It all starts with a prospective client telling me about his or her product, service or brands. Sometimes, the boasts strain the boundaries of believability. (“Our vitamin supplement will help someone lose 10 pounds in one week. But unlike all the other crap on the market claiming they can do this, OUR pill is the one that works!”). And sometimes it’s a brutally honest assessment of current market perception and desired outcome. (“Our power company is disliked by the community because they think we overcharge them for our services. And when there’s a power failure, then they hate us.”)

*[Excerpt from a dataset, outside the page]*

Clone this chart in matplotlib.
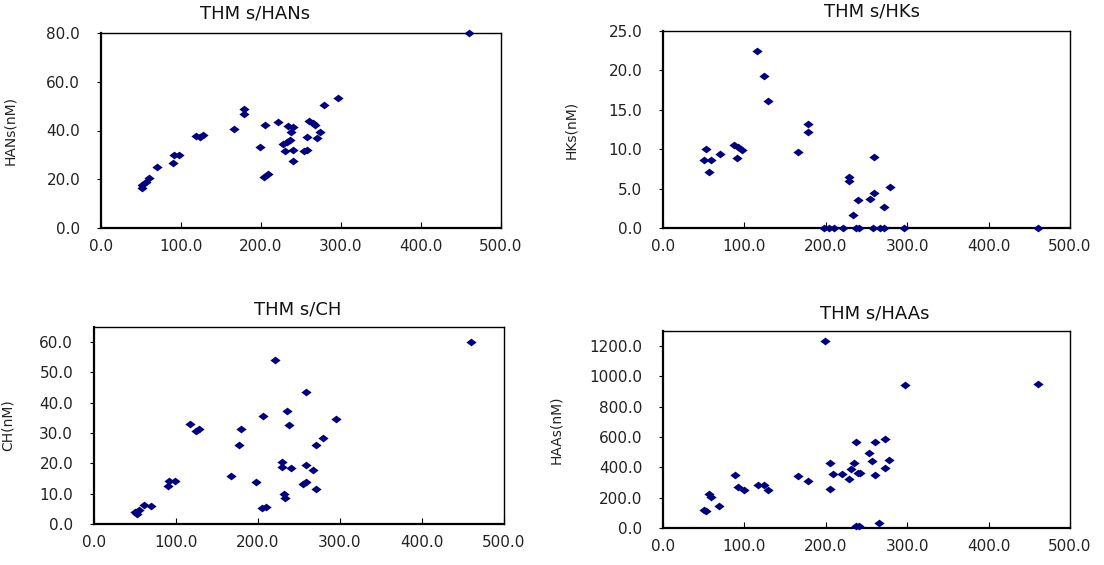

As I listen to this information, a controlled, schizophrenic processing tool kicks in, allowing me to listen with many sets of ears:
The marketer in me ponders how to take their message to potential customers
The writer in me auditions the best collage of sound to deliver that message with impact
The lawyer in me argues over what the FTC might think, careful that claims don’t cross the line
The consumer in me fishes for the single most compelling benefit that will inspire action
The skeptic in me debates how to overcome the consumer’s knee-jerk dismissal of any claim that seems too good to be true
All of these voices demand and receive equal time. This is a deliberate rite of review by committee that is best played out by giving all parties all the time they need to voice concerns, opinions and suggestions; mindful that options considered now – before the campaign – are far easier to test with upfront planning on our clock, rather than rushing a panicked copy change partway into the campaign when many factors have already spun beyond our control.
Advertisers would do well to try on these many hats before taking a product to market. Aside from the potential for more powerful creative, operational loopholes can be identified and remedied before the clock starts ticking. And that’s when it gets expensive.